Now let's take a more structured approach by Taylor-Series. Let's consider your 2D example of $u(x + \Delta x, y + \Delta y)$ which you expand around $u(x, y)$: \begin{align} u(x + \Delta x, y + \Delta y) &= u(x, y) + \Delta x u_x(x, y) + \Delta y u_y(x, y) \\ &+ \frac{\Delta x^2}{2} u_{xx}(x, y) + \frac{\Delta y^2}{2} u_{yy}(x, y) \\ &+ \Delta x \Delta y u_{xy} + \mathcal{O}\big(\Delta x^3, \Delta y^3, \Delta x^2 \Delta y, \Delta x \Delta y^2 \big)\end{align} Now you want to retain an approximation on $u_{xy}$ through some linear combination of $u(x + k_x^{(i)} \Delta x, y + k_y^{(i)} \Delta y), k_x^{(i)}, k_y^{(i)} \in \mathbb{Z}, i = 1 \dots K$ which can be written as $$ u_{xy} \overset{!}{=} \sum_{i=1}^K w_i u\Big(x + k_x^{(i)} \Delta x, y + k_y^{(i)} \Delta y \Big)$$ The RHS of the equation above can be rewritten as \begin{align} \sum_{i=1}^K w_i u\Big(x + k_x^{(i)} \Delta x, y + k_y^{(i)} \Delta y \Big) &= u\sum_{i=1}^K w_i + u_x \sum_{i=1}^K w_i \Delta x k_x^{(i)} + u_y \sum_{i=1}^K w_i \Delta y k_y^{(i)} \\ &+ u_{xx} \sum_{i=1}^K \frac{w_i}{2} \Big( \Delta x k_x^{(i)} \Big)^2 + u_{yy}\sum_{i=1}^K \frac{w_i}{2} \Big( \Delta y k_y^{(i)} \Big)^2 \\ & + u_{xy} \sum_{i=1}^K w_i \Delta x k_x^{(i)} \Delta y k_y^{(i)} + \mathcal{O}\big(\Delta x^3, \Delta y^3, \Delta x^2 \Delta y, \Delta x \Delta y^2 \big) \\ &\overset{!}{=} u_{xy}\end{align} What have we gained through this formulation?
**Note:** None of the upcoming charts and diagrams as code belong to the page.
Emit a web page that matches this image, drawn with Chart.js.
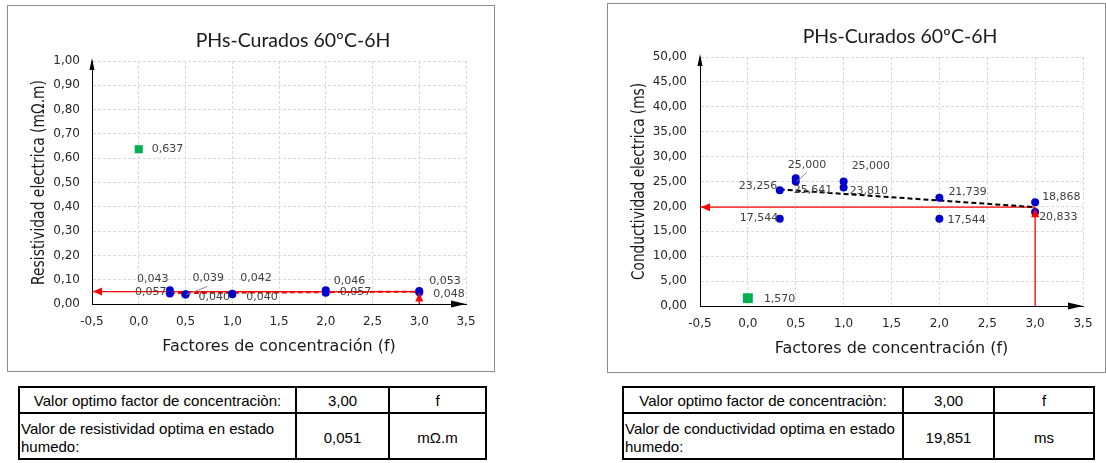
<!DOCTYPE html>
<html lang="es">
<head>
<meta charset="UTF-8">
<title>PHs-Curados 60ºC-6H</title>
<script src="https://cdn.jsdelivr.net/npm/chart.js"></script>
<style>
  body { margin: 0; width: 1106px; height: 463px; background: #fff; position: relative; overflow: hidden; }
  .marco { position: absolute; border: 1px solid #8c8c8c; background: #fff; }
  .marco canvas { position: absolute; left: 0; top: 0; }
  table.resumen { position: absolute; border-collapse: collapse; table-layout: fixed;
    font-family: "Liberation Sans", Arial, sans-serif; font-size: 15px; color: #000; }
  table.resumen td { border: 2px solid #000; text-align: center; padding: 0 2px; white-space: nowrap; }
  table.resumen tr.f1 td { height: 24px; }
  table.resumen tr.f2 td { height: 41px; line-height: 18px; padding-top: 3px; padding-bottom: 0; }
  table.resumen td.izq { text-align: left; padding-left: 1px; }
</style>
</head>
<body>
  <div class="marco" style="left:7px; top:5px; width:486px; height:365px;">
    <canvas id="graficoResistividad" width="486" height="365"></canvas>
  </div>
  <div class="marco" style="left:607px; top:3px; width:497px; height:368px;">
    <canvas id="graficoConductividad" width="497" height="368"></canvas>
  </div>

  <table class="resumen" style="left:18px; top:386px; width:467px;">
    <colgroup><col style="width:277px"><col style="width:93px"><col style="width:97px"></colgroup>
    <tr class="f1"><td>Valor optimo factor de concentraciòn:</td><td id="t1x"></td><td>f</td></tr>
    <tr class="f2"><td class="izq">Valor de resistividad optima en estado<br>humedo:</td><td id="t1y"></td><td>mΩ.m</td></tr>
  </table>
  <table class="resumen" style="left:622px; top:386px; width:471px;">
    <colgroup><col style="width:280px"><col style="width:91px"><col style="width:100px"></colgroup>
    <tr class="f1"><td>Valor optimo factor de concentraciòn:</td><td id="t2x"></td><td>f</td></tr>
    <tr class="f2"><td class="izq">Valor de conductividad optima en estado<br>humedo:</td><td id="t2y"></td><td>ms</td></tr>
  </table>

<script>
  // datos
  const factores = [0.333, 0.333, 0.5, 0.5, 1.0, 1.0, 2.0, 2.0, 3.0, 3.0];
  const resistividad = [0.043, 0.057, 0.039, 0.040, 0.040, 0.042, 0.046, 0.057, 0.048, 0.053];
  const conductividad = [23.256, 17.544, 25.641, 25.000, 25.000, 23.810, 21.739, 17.544, 20.833, 18.868];
  const factorBlanco = [0.0];
  const resistividadBlanco = [0.637];
  const conductividadBlanco = [1.570];
  const tendenciaX = [0.333, 3.0];
  const tendenciaResistividad = [0.045, 0.051];
  const tendenciaConductividad = [23.4, 19.851];
  const factorOptimo = 3.00;
  const resistividadOptima = 0.051;
  const conductividadOptima = 19.851;
  const ticksX = [-0.5, 0.0, 0.5, 1.0, 1.5, 2.0, 2.5, 3.0, 3.5];
  const ticksResistividad = [0, 0.1, 0.2, 0.3, 0.4, 0.5, 0.6, 0.7, 0.8, 0.9, 1.0];
  const ticksConductividad = [0, 5, 10, 15, 20, 25, 30, 35, 40, 45, 50];

  // desplazamiento de las etiquetas respecto al punto (px)
  const offsetsRes = [[-33, -14], [-35, 2], [7, -16], [13, 3], [14, 3], [8, -16], [8, -12], [14, 2], [14, 2], [10, -10]];
  const offsetsCon = [[-41, -4], [-40, 0], [-2, 12], [-8, -16], [8, -15], [6, 4], [9, -6], [8, 2], [4, 15], [7, -15]];

  const coma = (v, d) => v.toFixed(d).replace('.', ',');

  document.getElementById('t1x').textContent = coma(factorOptimo, 2);
  document.getElementById('t1y').textContent = coma(resistividadOptima, 3);
  document.getElementById('t2x').textContent = coma(factorOptimo, 2);
  document.getElementById('t2y').textContent = coma(conductividadOptima, 3);

  Chart.defaults.font.family = '"DejaVu Sans", sans-serif';
  Chart.defaults.color = '#262626';

  function puntos(xs, ys) {
    return xs.map((x, i) => ({ x: x, y: ys[i] }));
  }

  function flecha(ctx, x, y, dx, dy, largo, ancho) {
    // punta en (x,y), dirigida segun (dx,dy)
    const nx = -dy, ny = dx;
    ctx.beginPath();
    ctx.moveTo(x, y);
    ctx.lineTo(x - dx * largo + nx * ancho, y - dy * largo + ny * ancho);
    ctx.lineTo(x - dx * largo - nx * ancho, y - dy * largo - ny * ancho);
    ctx.closePath();
    ctx.fill();
  }

  function extras(cfg) {
    return {
      id: 'extras',
      afterDraw(chart) {
        const { ctx, chartArea: a, scales: { x, y } } = chart;
        ctx.save();

        // titulo
        ctx.fillStyle = '#1a1a1a';
        ctx.font = '19.5px Lato, sans-serif';
        ctx.textAlign = 'center';
        ctx.textBaseline = 'middle';
        ctx.fillText('PHs-Curados 60ºC-6H', cfg.tituloX, cfg.tituloY);

        // titulo eje y (comprimido como en el original)
        ctx.save();
        ctx.translate(cfg.ejeYX, (a.top + a.bottom) / 2);
        ctx.rotate(-Math.PI / 2);
        ctx.font = '18px "DejaVu Sans", sans-serif';
        const w = ctx.measureText(cfg.ejeY).width;
        ctx.scale(cfg.ejeYLargo / w, 1);
        ctx.fillText(cfg.ejeY, 0, 0);
        ctx.restore();

        // flechas de los ejes
        ctx.fillStyle = '#000';
        flecha(ctx, a.right, a.bottom, 1, 0, 15, 3.5);
        flecha(ctx, a.left, a.top - 3, 0, -1, 12, 2.5);

        // flechas rojas del optimo
        const px = x.getPixelForValue(factorOptimo);
        const py = y.getPixelForValue(cfg.optimo);
        ctx.fillStyle = '#ff0000';
        flecha(ctx, a.left + 1, py, -1, 0, 9, 4);
        flecha(ctx, px, py + 1, 0, -1, 9, 4);

        // etiquetas de datos
        ctx.font = '11px "DejaVu Sans", sans-serif';
        ctx.fillStyle = '#404040';
        ctx.textAlign = 'left';
        cfg.valores.forEach((v, i) => {
          const ox = x.getPixelForValue(factores[i]);
          const oy = y.getPixelForValue(v);
          ctx.fillText(coma(v, 3), ox + cfg.offsets[i][0], oy + cfg.offsets[i][1]);
        });
        const bx = x.getPixelForValue(factorBlanco[0]);
        const by = y.getPixelForValue(cfg.blanco[0]);
        ctx.fillText(coma(cfg.blanco[0], 3), bx + cfg.offBlanco[0], by + cfg.offBlanco[1]);

        // linea guia de etiqueta
        const gi = cfg.guia[0];
        const gx = x.getPixelForValue(factores[gi]);
        const gy = y.getPixelForValue(cfg.valores[gi]);
        ctx.strokeStyle = '#8c8c8c';
        ctx.lineWidth = 1;
        ctx.beginPath();
        ctx.moveTo(gx + cfg.guia[1], gy + cfg.guia[2]);
        ctx.lineTo(gx + cfg.guia[3], gy + cfg.guia[4]);
        ctx.stroke();

        ctx.restore();
      }
    };
  }

  function crearGrafico(id, cfg) {
    return new Chart(document.getElementById(id), {
      type: 'scatter',
      data: {
        datasets: [
          {
            data: puntos(factores, cfg.valores),
            backgroundColor: '#0000cc', borderColor: '#0000cc',
            pointRadius: 4, pointBorderWidth: 0
          },
          {
            data: puntos(factorBlanco, cfg.blanco),
            pointStyle: 'rect', backgroundColor: '#00b050', borderColor: '#00b050',
            pointRadius: cfg.radioBlanco, pointBorderWidth: 0
          },
          {
            type: 'line',
            data: puntos(tendenciaX, cfg.tendencia),
            borderColor: cfg.colorTendencia, borderWidth: 2, borderDash: [5, 3],
            pointRadius: 0, fill: false
          },
          {
            type: 'line',
            data: puntos([factorOptimo, ticksX[0]], [cfg.optimo, cfg.optimo]),
            borderColor: '#ff0000', borderWidth: 1.3, pointRadius: 0, fill: false
          },
          {
            type: 'line',
            data: puntos([factorOptimo, factorOptimo], [cfg.ticksY[0], cfg.optimo]),
            borderColor: '#ff0000', borderWidth: 1.3, pointRadius: 0, fill: false
          }
        ]
      },
      options: {
        responsive: false,
        animation: false,
        layout: { padding: { top: cfg.arriba, right: cfg.derecha, left: 0, bottom: 0 } },
        plugins: { legend: { display: false }, tooltip: { enabled: false } },
        scales: {
          x: {
            type: 'linear', min: ticksX[0], max: ticksX[ticksX.length - 1],
            afterBuildTicks: s => { s.ticks = ticksX.map(v => ({ value: v })); },
            afterFit: s => { s.height = cfg.altoX; },
            grid: { color: '#d9d9d9', drawTicks: false },
            border: { color: '#000', width: 1, dash: [3, 2] },
            ticks: { padding: 11, font: { size: 12 }, callback: v => coma(v, 1) },
            title: { display: true, text: 'Factores de concentración (f)', color: '#1a1a1a',
              font: { size: 16 }, padding: { top: 0, bottom: cfg.tituloXPad } }
          },
          y: {
            type: 'linear', min: cfg.ticksY[0], max: cfg.ticksY[cfg.ticksY.length - 1],
            afterBuildTicks: s => { s.ticks = cfg.ticksY.map(v => ({ value: v })); },
            afterFit: s => { s.width = cfg.anchoY; },
            grid: { color: '#d9d9d9', drawTicks: false },
            border: { color: '#000', width: 1, dash: [3, 2] },
            ticks: { padding: cfg.padY, font: { size: 12 }, callback: v => coma(v, 2) }
          }
        }
      },
      plugins: [extras(cfg)]
    });
  }

  crearGrafico('graficoResistividad', {
    valores: resistividad, blanco: resistividadBlanco, tendencia: tendenciaResistividad,
    optimo: resistividadOptima, ticksY: ticksResistividad, colorTendencia: '#ff0000',
    offsets: offsetsRes, offBlanco: [13, 0], guia: [2, 1, 0, 22, -8], radioBlanco: 5.7,
    arriba: 55, derecha: 28, altoX: 67, anchoY: 84, padY: 12, tituloXPad: 15,
    tituloX: 285, tituloY: 35, ejeY: 'Resistividad electrica (mΩ.m)', ejeYX: 31, ejeYLargo: 205
  });

  crearGrafico('graficoConductividad', {
    valores: conductividad, blanco: conductividadBlanco, tendencia: tendenciaConductividad,
    optimo: conductividadOptima, ticksY: ticksConductividad, colorTendencia: '#000',
    offsets: offsetsCon, offBlanco: [16, 1], guia: [3, 1, 0, 11, -9], radioBlanco: 7,
    arriba: 53, derecha: 22, altoX: 66, anchoY: 92, padY: 13, tituloXPad: 14,
    tituloX: 292, tituloY: 33, ejeY: 'Conductividad electrica (ms)', ejeYX: 31, ejeYLargo: 197
  });
</script>
</body>
</html>
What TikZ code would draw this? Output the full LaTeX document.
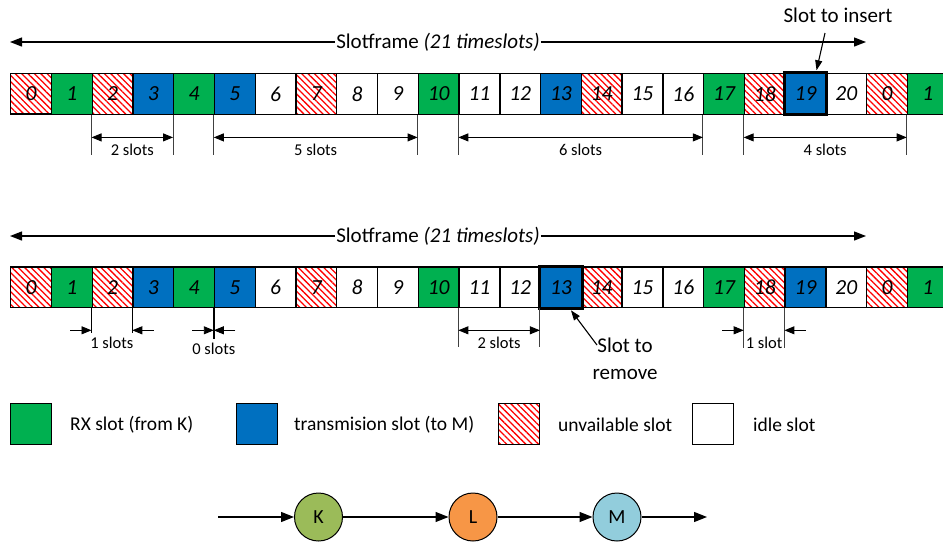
\documentclass[tikz,border=0pt]{standalone}
\usepackage{fontspec}
\setmainfont{Carlito}
\usetikzlibrary{arrows.meta,patterns.meta,calc}

\definecolor{rxgreen}{HTML}{00B050}
\definecolor{txblue}{HTML}{0070C0}
\definecolor{nodeK}{HTML}{9BBB59}
\definecolor{nodeL}{HTML}{F79646}
\definecolor{nodeM}{HTML}{92CDDC}

\tikzset{
  slotbox/.style={draw=black, line width=1.4pt, minimum width=40.76pt,
    minimum height=40.7pt, inner sep=0pt, anchor=north west,
    font=\fontsize{21.5}{24}\selectfont\itshape},
  slotrx/.style={slotbox, fill=rxgreen},
  slottx/.style={slotbox, fill=txblue},
  slotna/.style={slotbox, pattern={Lines[angle=-45,distance=4.5pt,line width=1.3pt]}, pattern color=red},
  slotidle/.style={slotbox, fill=white},
  picked/.style={draw=black, line width=3pt},
  extline/.style={draw=black!75, line width=0.9pt},
  dimarrow/.style={line width=0.9pt, {Triangle[length=10pt,width=8pt]}-{Triangle[length=10pt,width=8pt]}},
  dimin/.style={line width=0.9pt, -{Triangle[length=10pt,width=8pt]}},
  dimlbl/.style={font=\fontsize{16.5}{19}\selectfont, inner sep=1pt},
  framelbl/.style={font=\fontsize{21}{24}\selectfont, inner sep=1pt},
  framearrow/.style={line width=1.3pt, -{Triangle[length=12pt,width=9pt]}},
  callout/.style={font=\fontsize{21}{27}\selectfont, align=center, inner sep=0pt},
  calloutarrow/.style={line width=1.1pt, -{Triangle[length=10pt,width=7pt]}},
  legbox/.style={draw=black, line width=1.2pt, minimum width=41pt, minimum height=41pt,
    inner sep=0pt, anchor=north west},
  legtext/.style={font=\fontsize{19.5}{22}\selectfont, anchor=west, inner sep=0pt},
  mote/.style={circle, draw=black, line width=1pt, minimum size=48pt, inner sep=0pt,
    font=\fontsize{20}{24}\selectfont},
  linkarrow/.style={line width=1.3pt, -{Triangle[length=13pt,width=10pt]}}
}

\begin{document}
\begin{tikzpicture}[x=1pt,y=-1pt]
\fill[white] (0,0) rectangle (943,542);
\clip (0,0) rectangle (943,542);

% ---------- first schedule ----------
\coordinate (sfaL) at (10,42);
\coordinate (sfaR) at (866,42);
\node[framelbl] (sfa) at (438,42) {Slotframe \textit{(21 timeslots)}};
\draw[framearrow] (sfa.west) -- (sfaL);
\draw[framearrow] (sfa.east) -- (sfaR);

\foreach \i/\s/\n in {0/slotna/0,1/slotrx/1,2/slotna/2,3/slottx/3,4/slotrx/4,5/slottx/5,
  6/slotidle/6,7/slotna/7,8/slotidle/8,9/slotidle/9,10/slotrx/10,11/slotidle/11,
  12/slotidle/12,13/slottx/13,14/slotna/14,15/slotidle/15,16/slotidle/16,17/slotrx/17,
  18/slotna/18,19/slottx/19,20/slotidle/20,21/slotna/0,22/slotrx/1}
  \node[\s] (a\i) at ({10+\i*40.76},72.8) {\n};
\draw[picked] (a19.north west) rectangle (a19.south east);

\node[callout] (ins) at (838,15) {Slot to insert};
\coordinate (insA) at (825,33);
\draw[calloutarrow] (insA) -- ([xshift=11pt,yshift=2.5pt]a19.north);

% gaps between receptions
\foreach \p/\q/\t in {2/4/2 slots,5/10/5 slots,11/17/6 slots,18/22/4 slots}{
  \draw[extline] (a\p.south west) -- ++(0,40);
  \draw[extline] (a\q.south west) -- ++(0,40);
  \draw[dimarrow] ($(a\p.south west)+(0,22.5)$) -- ($(a\q.south west)+(0,22.5)$);
  \node[dimlbl] at ($(a\p.south west)!0.5!(a\q.south west)+(0,35)$) {\t};
}

% ---------- second schedule ----------
\coordinate (sfbL) at (10,236);
\coordinate (sfbR) at (866,236);
\node[framelbl] (sfb) at (438,236) {Slotframe \textit{(21 timeslots)}};
\draw[framearrow] (sfb.west) -- (sfbL);
\draw[framearrow] (sfb.east) -- (sfbR);

\foreach \i/\s/\n in {0/slotna/0,1/slotrx/1,2/slotna/2,3/slottx/3,4/slotrx/4,5/slottx/5,
  6/slotidle/6,7/slotna/7,8/slotidle/8,9/slotidle/9,10/slotrx/10,11/slotidle/11,
  12/slotidle/12,13/slottx/13,14/slotna/14,15/slotidle/15,16/slotidle/16,17/slotrx/17,
  18/slotna/18,19/slottx/19,20/slotidle/20,21/slotna/0,22/slotrx/1}
  \node[\s] (b\i) at ({10+\i*40.76},266.2) {\n};
\draw[picked] (b13.north west) rectangle (b13.south east);

\node[callout] (rem) at (625,359) {Slot to\\remove};
\coordinate (remA) at (597,345);
\draw[calloutarrow] (remA) -- ([xshift=10pt,yshift=-2pt]b13.south);

% one slot after 1
\draw[extline, draw=black] (b2.south west) -- ++(0,25);
\draw[extline, draw=black] (b3.south west) -- ++(0,25);
\coordinate (g1a) at ($(b2.south west)+(-21.5,22)$);
\coordinate (g1b) at ($(b3.south west)+(21.5,22)$);
\draw[dimin] (g1a) -- ($(b2.south west)+(0,22)$);
\draw[dimin] (g1b) -- ($(b3.south west)+(0,22)$);
\node[dimlbl] at ($(b2.south west)!0.5!(b3.south west)+(0,35)$) {1 slots};

% no slot after 4
\draw[line width=1.8pt] (b5.south west) -- ++(0,31);
\coordinate (g0a) at ($(b5.south west)+(-21.5,22)$);
\coordinate (g0b) at ($(b5.south west)+(21.5,22)$);
\draw[dimin] (g0a) -- ($(b5.south west)+(0,22)$);
\draw[dimin] (g0b) -- ($(b5.south west)+(0,22)$);
\node[dimlbl] at ($(b5.south west)+(0,41)$) {0 slots};

% two slots after 10
\draw[extline] (b11.south west) -- ++(0,39);
\draw[extline] (b13.south west) -- ++(0,39);
\draw[dimarrow] ($(b11.south west)+(0,22)$) -- ($(b13.south west)+(0,22)$);
\node[dimlbl] at ($(b11.south west)!0.5!(b13.south west)+(0,35)$) {2 slots};

% one slot after 17
\draw[extline] (b18.south west) -- ++(0,40);
\draw[extline] (b19.south west) -- ++(0,40);
\coordinate (g2a) at ($(b18.south west)+(-21.5,22)$);
\coordinate (g2b) at ($(b19.south west)+(21.5,22)$);
\draw[dimin] (g2a) -- ($(b18.south west)+(0,22)$);
\draw[dimin] (g2b) -- ($(b19.south west)+(0,22)$);
\node[dimlbl] at ($(b18.south west)!0.5!(b19.south west)+(0,35)$) {1 slot};

% ---------- legend ----------
\node[legbox, fill=rxgreen] (lg1) at (10,403) {};
\node[legtext] (lt1) at (70,425) {RX slot (from K)};
\node[legbox, fill=txblue] (lg2) at (236,403) {};
\node[legtext] (lt2) at (294,425) {transmision slot (to M)};
\node[legbox, pattern={Lines[angle=-45,distance=4.5pt,line width=1.3pt]}, pattern color=red] (lg3) at (498,403) {};
\node[legtext] (lt3) at (558,425) {unvailable slot};
\node[legbox, fill=white] (lg4) at (692,403) {};
\node[legtext] (lt4) at (753,425) {idle slot};

% ---------- topology ----------
\coordinate (inK) at (218,517);
\node[mote, fill=nodeK] (K) at (318.5,517) {K};
\node[mote, fill=nodeL] (L) at (473,517) {L};
\node[mote, fill=nodeM] (M) at (617,517) {M};
\coordinate (outM) at (707,517);
\draw[linkarrow] (inK) -- (K);
\draw[linkarrow] (K) -- (L);
\draw[linkarrow] (L) -- (M);
\draw[linkarrow] (M) -- (outM);
\end{tikzpicture}
\end{document}
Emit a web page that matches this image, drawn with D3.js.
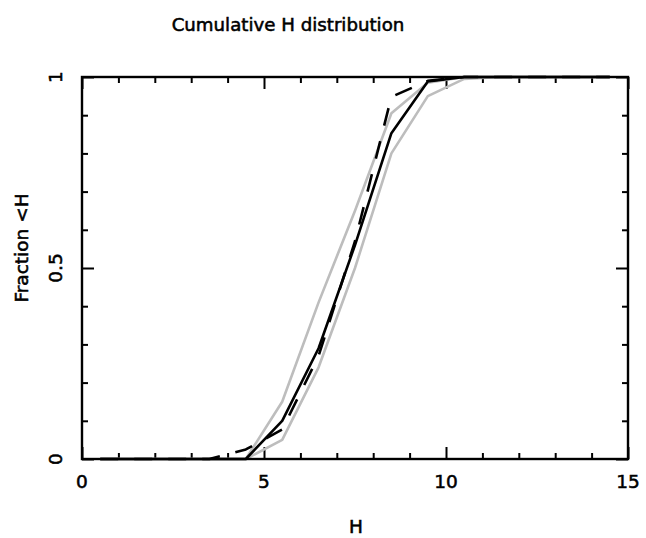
<!DOCTYPE html>
<html>
<head>
<meta charset="utf-8">
<script src="https://cdn.jsdelivr.net/npm/d3@7"></script>
<style>
  html, body { margin: 0; padding: 0; background: #fff; }
  svg { display: block; }
  text { font-family: "DejaVu Sans", sans-serif; fill: #000; stroke: #000; stroke-width: 0.55px; }
</style>
</head>
<body>
<svg id="chart" width="646" height="538"></svg>
<script>
// ---- data ----
const hValues      = [0.5, 1.5, 2.5, 3.5, 4.5, 5.5, 6.5, 7.5, 8.5, 9.5, 10.5, 11.5, 12.5, 13.5, 14.5];
const fracSolid    = [0, 0, 0, 0, 0, 0.10, 0.29, 0.56, 0.853, 0.988, 1, 1, 1, 1, 1];
const fracDashed   = [0, 0, 0, 0, 0.025, 0.077, 0.27, 0.57, 0.948, 0.99, 1, 1, 1, 1, 1];
const fracGrayLow  = [0, 0, 0, 0, 0, 0.15, 0.41, 0.65, 0.905, 0.985, 1, 1, 1, 1, 1];
const fracGrayHigh = [0, 0, 0, 0, 0, 0.05, 0.24, 0.50, 0.80, 0.95, 0.995, 1, 1, 1, 1];
const xMajorTicks  = [0, 5, 10, 15];
const yMajorTicks  = [0, 0.5, 1];
const yTickLabels  = ["0", "0.5", "1"];
const titleText    = "Cumulative H distribution";
const xLabel       = "H";
const yLabel       = "Fraction <H";

// ---- layout ----
const svg = d3.select("#chart");
const L = 82, R = 628, T = 77, B = 459;
const x = d3.scaleLinear().domain([0, 15]).range([L, R]);
const y = d3.scaleLinear().domain([0, 1]).range([B, T]);

const xMinor = d3.range(0, 16, 1).filter(v => v % 5 !== 0);
const yMinor = d3.range(1, 10).map(v => v / 10).filter(v => Math.abs(v - 0.5) > 1e-9);

function styleAxis(g) {
  g.select(".domain").remove();
  g.selectAll(".tick line").attr("stroke", "#000").attr("stroke-width", 2);
  g.selectAll(".tick text").remove();
}

// minor & major ticks, inward, on all four sides
svg.append("g").attr("transform", `translate(0,${B})`)
  .call(d3.axisBottom(x).tickValues(xMinor).tickSize(-6)).call(styleAxis);
svg.append("g").attr("transform", `translate(0,${B})`)
  .call(d3.axisBottom(x).tickValues(xMajorTicks).tickSize(-12)).call(styleAxis);
svg.append("g").attr("transform", `translate(0,${T})`)
  .call(d3.axisTop(x).tickValues(xMinor).tickSize(-6)).call(styleAxis);
svg.append("g").attr("transform", `translate(0,${T})`)
  .call(d3.axisTop(x).tickValues(xMajorTicks).tickSize(-12)).call(styleAxis);
svg.append("g").attr("transform", `translate(${L},0)`)
  .call(d3.axisLeft(y).tickValues(yMinor).tickSize(-6)).call(styleAxis);
svg.append("g").attr("transform", `translate(${L},0)`)
  .call(d3.axisLeft(y).tickValues(yMajorTicks).tickSize(-12)).call(styleAxis);
svg.append("g").attr("transform", `translate(${R},0)`)
  .call(d3.axisRight(y).tickValues(yMinor).tickSize(-6)).call(styleAxis);
svg.append("g").attr("transform", `translate(${R},0)`)
  .call(d3.axisRight(y).tickValues(yMajorTicks).tickSize(-12)).call(styleAxis);

// ---- lines ----
const line = d3.line().x((d, i) => x(hValues[i])).y(d => y(d));
function drawLine(vals, color, dash) {
  const p = svg.append("path").datum(vals)
    .attr("d", line)
    .attr("fill", "none")
    .attr("stroke", color)
    .attr("stroke-width", 2.6)
    .attr("stroke-linejoin", "round");
  if (dash) p.attr("stroke-dasharray", dash);
  return p;
}
drawLine(fracGrayLow, "#bdbdbd");
drawLine(fracGrayHigh, "#bdbdbd");
drawLine(fracDashed, "#000", "18,16");
drawLine(fracSolid, "#000");

// frame
svg.append("rect")
  .attr("x", L).attr("y", T).attr("width", R - L).attr("height", B - T)
  .attr("fill", "none").attr("stroke", "#000").attr("stroke-width", 2.4);

// ---- labels ----
svg.append("g").selectAll("text").data(xMajorTicks).join("text")
  .attr("x", d => x(d)).attr("y", 488)
  .attr("text-anchor", "middle").attr("font-size", 18.5)
  .text(d => d);

svg.append("g").selectAll("text").data(yMajorTicks).join("text")
  .attr("transform", (d) => `translate(62,${y(d)}) rotate(-90)`)
  .attr("text-anchor", "middle").attr("font-size", 18.5)
  .text((d, i) => yTickLabels[i]);

svg.append("text")
  .attr("x", 288).attr("y", 31)
  .attr("text-anchor", "middle").attr("font-size", 18.2)
  .text(titleText);

svg.append("text")
  .attr("x", 356).attr("y", 533)
  .attr("text-anchor", "middle").attr("font-size", 18.5)
  .text(xLabel);

svg.append("text")
  .attr("transform", "translate(28,248) rotate(-90)")
  .attr("text-anchor", "middle").attr("font-size", 18.5)
  .text(yLabel);
</script>
</body>
</html>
You can now directly read-off the conditions for an $\mathcal{O}\big(\Delta x^3, \Delta y^3, \Delta x^2 \Delta y, \Delta x \Delta y^2 \big)$ approximation of $u_{xy}$: \begin{align} u:& \sum_{i=1}^K w_i &\overset{!}{=} 0 \\ u_x:& \sum_{i=1}^K w_i \Delta x k_x^{(i)} &\overset{!}{=} 0 \\ u_y:& \sum_{i=1}^K w_i \Delta y k_y^{(i)} &\overset{!}{=} 0 \\ u_{xx}:& \sum_{i=1}^K \frac{w_i}{2} \Big( \Delta x k_x^{(i)} \Big)^2 &\overset{!}{=} 0 \\ u_{yy}: & \sum_{i=1}^K \frac{w_i}{2} \Big( \Delta y k_y^{(i)} \Big)^2 &\overset{!}{=} 0 \\ u_{xy}: & \sum_{i=1}^K w_i \Delta x k_x^{(i)} \Delta y k_y^{(i)} &\overset{!}{=} 1 \end{align} So you have $6$ restrictions - this system can in general be solved for any choice of $k_x^{(i)}, k_y^{(i)}$ for $6$ variable weights $w_i$ unless the arising matrix is singular. You can take a look at the Matlab code below to understand how you get to the classic formula you gave for the central FD, and use it for own choices of points.

clear;
clc;

% Point 1: +1, +1
k = [1, 1];
% Point 2: +1, -1
k = [k; [1, -1]];
% Point 3: -1, +1
k = [k; [-1, 1]];
% Point 4: -1, -1;
k = [k; [-1, -1]];
% Point 5 & 6: Do not matter for this clever choice!
k = [k; [0, 0]]; % E.g. origin
k = [k; [0, 1]]; % E.g. some other point

A   = zeros(6);
RHS = zeros(6, 1);
% u:
A(1, :) = ones(1, 6);
% u_x:
A(2, :) = k(:, 1)';
% u_y:
A(3, :) = k(:, 2)';
% u_xx:
A(4, :) = (k(:, 1).^2)';
% u_yy:
A(5, :) = (k(:, 2).^2)';
% u_xy:
A(6, :) = (k(:, 1).* k(:, 2))';

% Grid spacing
dx = 1;
dy = 1;
RHS(6) = 1 / (dx * dy);

w = A \RHS;
disp(w);

For higher order schemes you would also need to get rid of the factors in front of the higher derivatives, thus employ more conditions and thus needing more points.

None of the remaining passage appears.